For decades, technology was viewed primarily through the lens of consumer products. However, AI has now permeated the vital organs of the state—healthcare, justice, education, and public administration—to such an extent that total reliance on private Big Tech entities is becoming a strategic liability. The concept of 'public utility' implies three core pillars: universal access, consistent quality, and democratic oversight. As Mylonas argues, if AI is the 'operating system' of modern society, then privatizing this system is tantamount to surrendering national sovereignty.

The push for 'Sovereign AI' in Europe is no longer a theoretical exercise. With the EU AI Act fully operational in 2026, safety and ethical standards are high, yet the ownership of the foundational models remains largely concentrated in non-European hands. The proposal for AI as a public infrastructure involves the creation of state-owned or intergovernmental data centers and the promotion of open-source models that serve as a bedrock for local innovation.

Terms and Conditions for Public AI

Redefining AI as a utility is a complex undertaking that requires radical shifts across multiple dimensions:

  • Data as a Common Resource: Data generated by citizens through public services should be recycled back into the community as improved services, rather than fueling the proprietary algorithms of advertising giants.
  • Transparency and Accountability: Algorithms that influence decisions regarding social benefits, hiring, or medical diagnoses must be open to auditing by independent public bodies.
  • Energy Sustainability: A public AI infrastructure must align with Green Deal objectives, mitigating the massive energy consumption typical of unoptimized large-scale models.
"Artificial Intelligence is not a neutral technology; it is a mirror of our social relations of production and our political priorities," the analysis highlights.

The Greek Context and the Path Forward

For Greece, the challenge is twofold. The country must align with European mandates while simultaneously developing specialized applications that cater to the Greek language and local economic needs. Investing in domestic high-performance computing (HPC) is a prerequisite for reducing dependency on multinational cloud providers.

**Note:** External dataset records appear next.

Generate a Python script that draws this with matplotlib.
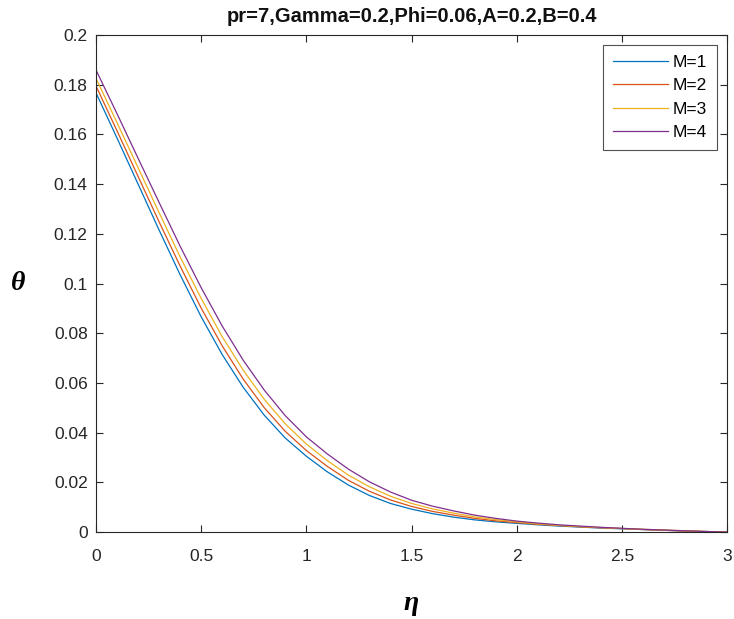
import matplotlib
matplotlib.use("Agg")
import matplotlib.pyplot as plt

eta = [0.0, 0.1, 0.2, 0.3, 0.4, 0.5, 0.6, 0.7, 0.8, 0.9,
       1.0, 1.1, 1.2, 1.3, 1.4, 1.5, 1.6, 1.7, 1.8, 1.9,
       2.0, 2.1, 2.2, 2.3, 2.4, 2.5, 2.6, 2.7, 2.8, 2.9, 3.0]

theta_M1 = [0.1767, 0.1585, 0.1400, 0.1215, 0.1035, 0.0866, 0.0714, 0.0582, 0.0470, 0.0378,
            0.0305, 0.0242, 0.0189, 0.0147, 0.0115, 0.0092, 0.0074, 0.0060, 0.0049, 0.0041,
            0.0035, 0.0029, 0.0024, 0.0020, 0.0016, 0.0013, 0.0010, 0.0007, 0.0004, 0.0002, 0.0]
theta_M2 = [0.1795, 0.1614, 0.1431, 0.1248, 0.1070, 0.0901, 0.0749, 0.0615, 0.0500, 0.0405,
            0.0328, 0.0264, 0.0208, 0.0164, 0.0129, 0.0103, 0.0083, 0.0068, 0.0055, 0.0045,
            0.0038, 0.0031, 0.0026, 0.0021, 0.0017, 0.0014, 0.0010, 0.0007, 0.0004, 0.0002, 0.0]
theta_M3 = [0.1825, 0.1647, 0.1466, 0.1285, 0.1107, 0.0940, 0.0786, 0.0651, 0.0534, 0.0435,
            0.0354, 0.0287, 0.0229, 0.0182, 0.0144, 0.0115, 0.0093, 0.0076, 0.0061, 0.0050,
            0.0041, 0.0033, 0.0027, 0.0022, 0.0018, 0.0014, 0.0011, 0.0008, 0.0005, 0.0002, 0.0]
theta_M4 = [0.1859, 0.1683, 0.1504, 0.1326, 0.1150, 0.0983, 0.0829, 0.0691, 0.0571, 0.0468,
            0.0383, 0.0314, 0.0253, 0.0202, 0.0161, 0.0128, 0.0104, 0.0085, 0.0068, 0.0055,
            0.0044, 0.0036, 0.0029, 0.0024, 0.0019, 0.0015, 0.0011, 0.0008, 0.0005, 0.0002, 0.0]

labels = ["M=1", "M=2", "M=3", "M=4"]
series = [theta_M1, theta_M2, theta_M3, theta_M4]
colors = ["#0072BD", "#D95319", "#EDB120", "#7E2F8E"]

xticks = [0, 0.5, 1, 1.5, 2, 2.5, 3]
xticklabels = ["0", "0.5", "1", "1.5", "2", "2.5", "3"]
yticks = [0, 0.02, 0.04, 0.06, 0.08, 0.1, 0.12, 0.14, 0.16, 0.18, 0.2]
yticklabels = ["0", "0.02", "0.04", "0.06", "0.08", "0.1", "0.12", "0.14", "0.16", "0.18", "0.2"]

title = "pr=7,Gamma=0.2,Phi=0.06,A=0.2,B=0.4"

plt.rcParams['font.family'] = ['Liberation Sans', 'DejaVu Sans']

fig = plt.figure(figsize=(7.34, 6.19), dpi=100)
ax = fig.add_axes([0.1308, 0.1405, 0.8597, 0.803])

for y, lab, c in zip(series, labels, colors):
    ax.plot(eta, y, color=c, lw=0.9, label=lab)

ax.set_xlim(0, 3)
ax.set_ylim(0, 0.2)
ax.set_xticks(xticks)
ax.set_xticklabels(xticklabels)
ax.set_yticks(yticks)
ax.set_yticklabels(yticklabels)
ax.tick_params(direction='in', length=5, width=0.8, top=True, right=True,
               labelsize=12.5, colors='#262626')
ax.tick_params(axis='y', pad=6)
ax.tick_params(axis='x', pad=12)
for s in ax.spines.values():
    s.set_color('#262626')
    s.set_linewidth(0.8)

ax.set_title(title, fontsize=14.5, fontweight='bold', color='#111111', pad=9)
ax.set_xlabel("η", fontsize=20, fontweight='bold', fontstyle='italic',
              family='Liberation Serif', labelpad=20)
ax.set_ylabel("θ", fontsize=20, fontweight='bold', fontstyle='italic',
              family='Liberation Serif', rotation=0, labelpad=26, va='center')

leg = ax.legend(loc='upper right', fontsize=12.5, frameon=True, fancybox=False,
                edgecolor='#262626', handlelength=3.2, borderpad=0.55,
                labelspacing=0.47, handletextpad=0.25, borderaxespad=0.6)
leg.get_frame().set_linewidth(0.8)

fig.savefig("out.png", dpi=100)
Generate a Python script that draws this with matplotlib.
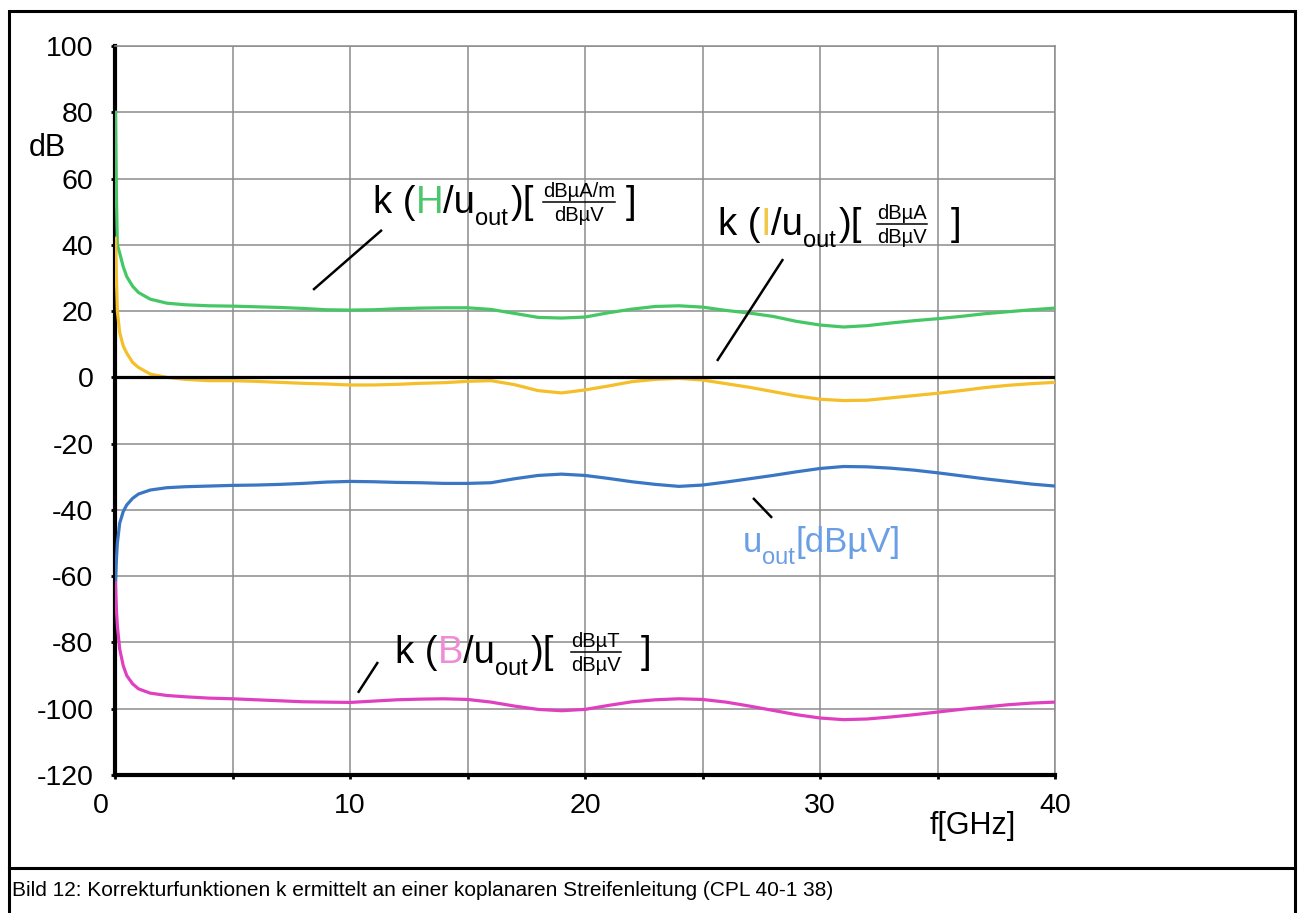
import matplotlib
matplotlib.use("Agg")
import matplotlib.pyplot as plt
import matplotlib.transforms as mtransforms
from matplotlib.lines import Line2D
from matplotlib.patches import Rectangle

plt.rcParams['font.family'] = ['Liberation Sans', 'DejaVu Sans']
plt.rcParams['axes.unicode_minus'] = False

# ---------------- data ----------------
freq = [0.02, 0.06, 0.1, 0.2, 0.35, 0.5, 0.75, 1.0, 1.5, 2.2, 3, 4, 5, 6, 7, 8, 9, 10,
        11, 12, 13, 14, 15, 16, 17, 18, 19, 20, 21, 22, 23, 24, 25, 26, 27, 28, 29, 30,
        31, 32, 33, 34, 35, 36, 37, 38, 39, 40]

k_H = [80, 55, 40, 37.5, 33.4, 30.4, 27.5, 25.6, 23.6, 22.4, 21.9, 21.6, 21.5, 21.3, 21.1, 20.8,
       20.4, 20.3, 20.4, 20.7, 20.9, 21.0, 21.0, 20.5, 19.3, 18.1, 17.9, 18.2, 19.5, 20.6, 21.4,
       21.6, 21.2, 20.2, 19.4, 18.4, 16.9, 15.8, 15.2, 15.6, 16.4, 17.1, 17.7, 18.4, 19.2, 19.8,
       20.4, 20.9]

k_I = [42, 30, 20, 13.5, 9.5, 7.3, 4.5, 3.0, 1.0, 0.0, -0.6, -1.0, -1.0, -1.2, -1.5, -1.8,
       -2.0, -2.3, -2.3, -2.1, -1.8, -1.6, -1.2, -1.0, -2.2, -4.0, -4.7, -3.8, -2.6, -1.3, -0.6,
       -0.3, -0.8, -1.9, -3.0, -4.3, -5.6, -6.6, -7.0, -6.9, -6.2, -5.5, -4.8, -4.0, -3.1, -2.4,
       -1.9, -1.5]

u_out = [-62, -55, -50, -44, -40.5, -38.5, -36.5, -35.2, -34, -33.3, -33, -32.8, -32.6, -32.5,
         -32.3, -32, -31.6, -31.4, -31.5, -31.7, -31.8, -32, -32, -31.8, -30.6, -29.6, -29.2,
         -29.6, -30.5, -31.5, -32.3, -32.9, -32.5, -31.6, -30.6, -29.6, -28.5, -27.5, -26.9,
         -27, -27.4, -28, -28.8, -29.7, -30.6, -31.4, -32.2, -32.8]

k_B = [-62, -70, -75, -82, -87, -90, -92.5, -94, -95.3, -96, -96.4, -96.8, -97, -97.3, -97.6,
       -97.9, -98, -98.1, -97.7, -97.3, -97.1, -97, -97.2, -98, -99.2, -100.2, -100.6, -100.2,
       -99, -97.9, -97.3, -97, -97.2, -98, -99.2, -100.5, -101.8, -102.8, -103.3, -103.1,
       -102.5, -101.8, -101, -100.2, -99.5, -98.8, -98.3, -98]

x_ticks = [0, 5, 10, 15, 20, 25, 30, 35, 40]
x_ticklabels = ['0', '', '10', '', '20', '', '30', '', '40']
y_ticks = [-120, -100, -80, -60, -40, -20, 0, 20, 40, 60, 80, 100]

caption = "Bild 12: Korrekturfunktionen k ermittelt an einer koplanaren Streifenleitung (CPL 40-1 38)"

# ---------------- figure ----------------
W, H = 1300, 913
fig = plt.figure(figsize=(W / 100, H / 100), dpi=100)
ax = fig.add_axes([115 / W, 1 - 775 / H, 940 / W, 729 / H])

ax.set_xlim(0, 40)
ax.set_ylim(-120, 100)
ax.set_xticks(x_ticks)
ax.set_xticklabels(x_ticklabels)
ax.set_yticks(y_ticks)
ax.grid(True, color='#8c8c8c', lw=1.1)
ax.set_axisbelow(True)

for s in ['top', 'right']:
    ax.spines[s].set_color('#8c8c8c')
    ax.spines[s].set_linewidth(1.1)
ax.spines['left'].set_linewidth(3.0)
ax.spines['bottom'].set_linewidth(3.0)
ax.tick_params(axis='both', direction='out', length=3, width=2, color='k', labelsize=20.5)
ax.tick_params(axis='y', pad=12.5)
ax.tick_params(axis='x', pad=10)

# shift "0" x-label slightly to the left like the original
lbl0 = ax.get_xticklabels()[0]
lbl0.set_transform(lbl0.get_transform() + mtransforms.ScaledTranslation(-14 / 100, 0, fig.dpi_scale_trans))

ax.axhline(0, color='k', lw=2.3, zorder=4)

ax.plot(freq, k_H, color='#45c765', lw=2.3, zorder=3)
ax.plot(freq, k_I, color='#f5bf2a', lw=2.3, zorder=3)
ax.plot(freq, u_out, color='#3a76c4', lw=2.3, zorder=3)
ax.plot(freq, k_B, color='#e040c0', lw=2.3, zorder=3)

# leader lines
for (xa, ya, xb, yb) in [(8.43, 26.4, 11.36, 44.5), (25.62, 4.95, 28.43, 35.7),
                         (27.15, -36.4, 27.96, -42.4), (10.34, -95.2, 11.19, -85.9)]:
    ax.plot([xa, xb], [ya, yb], color='k', lw=1.8, zorder=5, solid_capstyle='butt')

renderer = fig.canvas.get_renderer()


def rich_label(x, y, pieces):
    xoff = 0.0
    X, Y = ax.transData.transform((x, y))
    for p in pieces:
        kind = p[0]
        if kind == 'gap':
            xoff += p[1]
        elif kind == 't':
            _, s, size, color, dy = p
            tr = mtransforms.offset_copy(ax.transData, fig=fig, x=xoff, y=dy, units='dots')
            t = ax.text(x, y, s, transform=tr, fontsize=size, color=color,
                        ha='left', va='baseline', zorder=6)
            xoff += t.get_window_extent(renderer).width
        elif kind == 'frac':
            _, num, den, size, color = p
            tn = ax.text(x, y, num, fontsize=size, color=color, ha='center', va='baseline', zorder=6)
            td = ax.text(x, y, den, fontsize=size, color=color, ha='center', va='baseline', zorder=6)
            w = max(tn.get_window_extent(renderer).width, td.get_window_extent(renderer).width)
            cx = xoff + w / 2
            tn.set_transform(mtransforms.offset_copy(ax.transData, fig=fig, x=cx, y=16, units='dots'))
            td.set_transform(mtransforms.offset_copy(ax.transData, fig=fig, x=cx, y=-8, units='dots'))
            fig.add_artist(Line2D([X + xoff, X + xoff + w], [Y + 11, Y + 11], color=color, lw=1.1,
                                  transform=mtransforms.IdentityTransform()))
            xoff += w


MS, SS, FS = 27.5, 17, 14.5
K = 'k'
rich_label(10.98, 49.6, [('t', 'k (', MS, K, 0), ('t', 'H', MS, '#4cc66e', 0), ('t', '/u', MS, K, 0),
                         ('t', 'out', SS, K, -12), ('gap', 3), ('t', ')[', MS, K, 0), ('gap', 9),
                         ('frac', 'dBµA/m', 'dBµV', FS, K), ('gap', 10), ('t', ']', MS, K, 0)])
rich_label(25.66, 43.0, [('t', 'k (', MS, K, 0), ('t', 'I', MS, '#f2c84b', 0), ('t', '/u', MS, K, 0),
                         ('t', 'out', SS, K, -12), ('gap', 3), ('t', ')[', MS, K, 0), ('gap', 15),
                         ('frac', 'dBµA', 'dBµV', FS, K), ('gap', 24), ('t', ']', MS, K, 0)])
rich_label(11.91, -86.2, [('t', 'k (', MS, K, 0), ('t', 'B', MS, '#f08cd6', 0), ('t', '/u', MS, K, 0),
                          ('t', 'out', SS, K, -12), ('gap', 3), ('t', ')[', MS, K, 0), ('gap', 17),
                          ('frac', 'dBµT', 'dBµV', FS, K), ('gap', 20), ('t', ']', MS, K, 0)])
rich_label(26.72, -52.7, [('t', 'u', 25, '#6a9fe6', 0), ('t', 'out', 17, '#6a9fe6', -12),
                          ('t', '[dBµV]', 25, '#6a9fe6', 0)])

# axis labels
fig.text(47 / W, 1 - 148 / H, 'dB', fontsize=22, ha='center', va='center')
fig.text(973 / W, 1 - 826 / H, 'f[GHz]', fontsize=22, ha='center', va='center')

# outer frame and caption
fig.add_artist(Rectangle((9 / W, -0.02), (1295 - 9) / W, (913 - 11) / H + 0.02,
                         transform=fig.transFigure, fill=False, ec='k', lw=2.2))
fig.add_artist(Line2D([9 / W, 1295 / W], [1 - 868 / H, 1 - 868 / H], color='k', lw=2.2,
                      transform=fig.transFigure))
fig.text(12 / W, 1 - 890 / H, caption, fontsize=15, ha='left', va='center')

fig.savefig('out.png', dpi=100)
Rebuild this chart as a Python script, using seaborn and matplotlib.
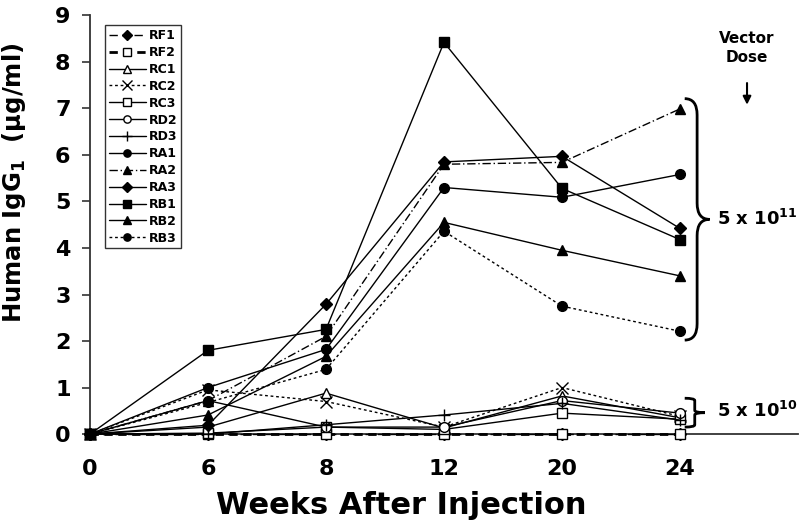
import numpy as np
import pandas as pd
import matplotlib
matplotlib.use("Agg")
import matplotlib.pyplot as plt
from matplotlib.path import Path
from matplotlib.patches import PathPatch
import seaborn as sns

# 採血週(等間隔のカテゴリとして描く)
weeks = ["0", "6", "8", "12", "20", "24"]

# 各個体のヒトIgG1濃度 (μg/ml)
RF1 = [0.0, 0.0, 0.0, 0.0, 0.0, 0.0]
RF2 = [0.0, 0.0, 0.0, 0.0, 0.0, 0.0]
RC1 = [0.0, 0.15, 0.88, 0.13, 0.82, 0.35]
RC2 = [0.0, 0.95, 0.70, 0.15, 1.00, 0.38]
RC3 = [0.0, 0.02, 0.15, 0.10, 0.45, 0.32]
RD2 = [0.0, 0.72, 0.15, 0.15, 0.72, 0.45]
RD3 = [0.0, 0.0, 0.20, 0.41, 0.66, 0.30]
RA1 = [0.0, 1.00, 1.82, 5.30, 5.09, 5.58]
RA2 = [0.0, 0.72, 2.10, 5.80, 5.84, 6.99]
RA3 = [0.0, 0.19, 2.79, 5.85, 5.97, 4.42]
RB1 = [0.0, 1.80, 2.25, 8.42, 5.28, 4.18]
RB2 = [0.0, 0.41, 1.67, 4.55, 3.95, 3.40]
RB3 = [0.0, 0.68, 1.39, 4.36, 2.75, 2.21]

series_names = ["RF1", "RF2", "RC1", "RC2", "RC3", "RD2", "RD3",
                "RA1", "RA2", "RA3", "RB1", "RB2", "RB3"]
series_values = [RF1, RF2, RC1, RC2, RC3, RD2, RD3,
                 RA1, RA2, RA3, RB1, RB2, RB3]

# 線種・マーカー(白抜き=低用量, 塗り=高用量)
styles = {
    "RF1": dict(ls=(0, (6, 3)), marker="D", fill=True, lw=1.0),
    "RF2": dict(ls=(0, (3, 2)), marker="s", fill=False, lw=2.0),
    "RC1": dict(ls="-", marker="^", fill=False, lw=1.0),
    "RC2": dict(ls=(0, (2, 2)), marker="x", fill=False, lw=1.0),
    "RC3": dict(ls="-", marker="s", fill=False, lw=1.0),
    "RD2": dict(ls="-", marker="o", fill=False, lw=1.0),
    "RD3": dict(ls="-", marker="+", fill=False, lw=1.0),
    "RA1": dict(ls="-", marker="o", fill=True, lw=1.0),
    "RA2": dict(ls=(0, (6, 2, 1, 2)), marker="^", fill=True, lw=1.0),
    "RA3": dict(ls="-", marker="D", fill=True, lw=1.0),
    "RB1": dict(ls="-", marker="s", fill=True, lw=1.0),
    "RB2": dict(ls="-", marker="^", fill=True, lw=1.0),
    "RB3": dict(ls=(0, (2, 2)), marker="o", fill=True, lw=1.0),
}

rows = []
for name, vals in zip(series_names, series_values):
    for i, (w, v) in enumerate(zip(weeks, vals)):
        rows.append({"animal": name, "pos": i, "week": w, "igg": v})
df = pd.DataFrame(rows)

sns.set_style("ticks")
plt.rcParams["font.family"] = ["DejaVu Sans"]
plt.rcParams["font.weight"] = "bold"
plt.rcParams["mathtext.default"] = "regular"
plt.rcParams["text.color"] = "black"
plt.rcParams["axes.labelcolor"] = "black"
plt.rcParams["xtick.color"] = "black"
plt.rcParams["ytick.color"] = "black"

fig = plt.figure(figsize=(8, 5.3), dpi=100)
ax = fig.add_axes([0.1125, 0.181, 0.885, 0.79])

for name in series_names:
    st = styles[name]
    g = df[df["animal"] == name]
    ms = 6.5 if st["marker"] in ("D",) else 7
    if st["marker"] in ("x", "+"):
        ms = 9
    sns.lineplot(data=g, x="pos", y="igg", ax=ax, color="black",
                 linestyle=st["ls"], linewidth=st["lw"],
                 marker=st["marker"], markersize=ms,
                 markerfacecolor="black" if st["fill"] else "white",
                 markeredgecolor="black", markeredgewidth=1.0,
                 label=name, clip_on=False, zorder=3)

ax.set_xlim(0, 6)
ax.set_ylim(0, 9)
ax.set_xticks(range(len(weeks)))
ax.set_xticklabels(weeks)
ax.set_yticks(range(0, 10))
ax.tick_params(axis="y", labelsize=16, width=1.2, length=6, color="#333333", pad=8)
ax.tick_params(axis="x", labelsize=16, width=1.0, length=4, color="#333333", pad=14)
for lab in ax.get_xticklabels() + ax.get_yticklabels():
    lab.set_fontweight("bold")
sns.despine(ax=ax)
for sp in ("left", "bottom"):
    ax.spines[sp].set_linewidth(1.3)
    ax.spines[sp].set_color("#333333")

ax.set_xlabel("Weeks After Injection", fontsize=22, fontweight="bold")
ax.set_ylabel(r"Human IgG$_\mathbf{1}$  (µg/ml)", fontsize=17.5, fontweight="bold")
ax.xaxis.set_label_coords(0.44, -0.135)
ax.yaxis.set_label_coords(-0.088, 0.6)

leg = ax.legend(loc="upper left", bbox_to_anchor=(0.021, 0.976), frameon=True,
                fancybox=False, edgecolor="black", fontsize=9, markerscale=0.75,
                handlelength=3.0, handletextpad=0.2, labelspacing=0.31,
                borderpad=0.3, borderaxespad=0)
leg.get_frame().set_linewidth(1.0)
for t in leg.get_texts():
    t.set_fontweight("bold")


def brace(ax, x0, x1, y0, y1, lw=2.0):
    # 右向きの波括弧 (データ座標)
    ym = (y0 + y1) / 2
    xm = (x0 + x1) / 2
    h = y1 - y0
    c = min(0.08 * h, 0.35)
    verts = [(x0, y1), (xm, y1), (xm, y1 - c), (xm, y1 - c),
             (xm, ym + c), (xm, ym), (x1, ym),
             (xm, ym), (xm, ym - c), (xm, ym - c),
             (xm, y0 + c), (xm, y0), (x0, y0)]
    codes = [Path.MOVETO, Path.CURVE3, Path.CURVE3, Path.LINETO,
             Path.LINETO, Path.CURVE3, Path.CURVE3,
             Path.CURVE3, Path.CURVE3, Path.LINETO,
             Path.LINETO, Path.CURVE3, Path.CURVE3]
    ax.add_patch(PathPatch(Path(verts, codes), fill=False, lw=lw,
                           edgecolor="black", clip_on=False))


brace(ax, 5.04, 5.25, 2.02, 7.21)
brace(ax, 5.04, 5.21, 0.15, 0.77)
ax.text(5.31, 4.62, r"5 x 10$^{11}$", fontsize=13, fontweight="bold", va="center", ha="left")
ax.text(5.31, 0.49, r"5 x 10$^{10}$", fontsize=13, fontweight="bold", va="center", ha="left")

ax.text(0.928, 0.962, "Vector\nDose", transform=ax.transAxes, fontsize=11,
        fontweight="bold", ha="center", va="top", linespacing=1.3)
ax.annotate("", xy=(0.928, 0.78), xytext=(0.928, 0.845), xycoords="axes fraction",
            arrowprops=dict(arrowstyle="-|>", color="black", lw=1.5, mutation_scale=12))

fig.savefig("out.png", dpi=100)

In conclusion, viewing AI as a public utility represents the only viable path away from a dystopian future of digital feudalism. The political will to fund and regulate these infrastructures will determine whether technology serves as a tool for empowerment or as a mechanism for deepening social and economic inequalities. The 2026 landscape demands that we move beyond regulation to active public participation in the technological architecture of our lives.